The central theme of the proposed new hedge accounting standard is the emphasis on the required link between hedge accounting and an organization´s risk management strategy and objectives. The application of hedge accounting will be increasingly driven by the risk management policy, instead of the other way around. The interplay is especially important for the effectiveness testing and potential discontinuation of hedge relationships.  Even more so than under IAS 39, it will be important for corporates to clearly define their risk management strategy and objectives. Therefore, Zanders sees the introduction of the IFRS 9 standard as an excellent opportunity for corporates to revisit their financial risk management strategy and objectives.

Opportunities

Opportunities exist for both corporates that already apply hedge accounting today and those that do not yet apply hedge accounting. With the increased flexibility on qualifying hedged items and hedging instruments, many entities will be better able to reflect economic risk management objectives in their hedge accounting. IFRS 9 can become an important driver for changes in risk management. The new standard will make it possible to identify and designate specific risk components of non-financial items as hedged items. Many commercial agreements are essentially variable price contracts with indexation based on market observable prices or rates, i.e. crude oil, metals, inflation, interest, etc. To the extent that these ‘risk components’ are ‘separately identifiable and reliably measurable’, they potentially qualify as hedged items. This will accommodate hedge accounting for many corporates exposed to commodity price risks. Other changes potentially impacting the risk management strategy and objectives include improvements to apply hedge accounting for hedging strategies involving options and the possibility to include derivatives in a hedge relationship in combination with a non-financial exposure.

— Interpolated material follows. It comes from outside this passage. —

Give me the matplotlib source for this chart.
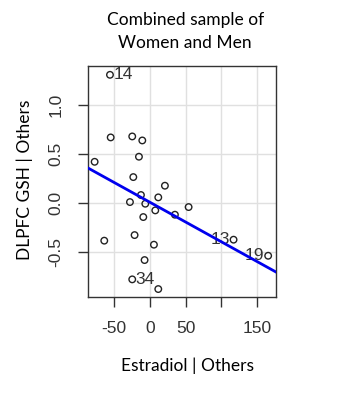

Zanders expects these changes to drive corporate (commodity) hedging activity in the years after introduction of IFRS 9. For corporate treasury this once again offers an opportunity to emphasize its position as the strategic business partner for risk management. Corporate treasury should take a leading role in the identification and measurement of risk components in non-financial items. Furthermore, corporate treasury, together with the business, should formulate risk management policies and procedures while ensuring alignment with hedge accounting to avoid undesired P&L volatility. Those corporates that have not applied hedge accounting so far because they considered the implementation too complex or operationally challenging should reconsider. Hedge accounting will certainly become simpler to implement and operate, especially with regards to effectiveness testing and the ‘maintenance’ of the hedge relationship over its life cycle.

Conclusion

The new hedge accounting rules are expected to represent an entity’s risk management activities more closely. The introduction of IFRS 9 is an excellent motivation for corporates to ‘dust off’ and review old risk management policies and seek the required alignment between risk management and the application of hedge accounting. However, the implementation of IFRS 9 will not be without its challenges. Zanders stands ready to assist its clients with risk identification and advanced risk management techniques to help corporates preparing for the transition to IFRS 9. The new standard is expected to be mandatory as of 1 January 2015, but earlier application is permitted.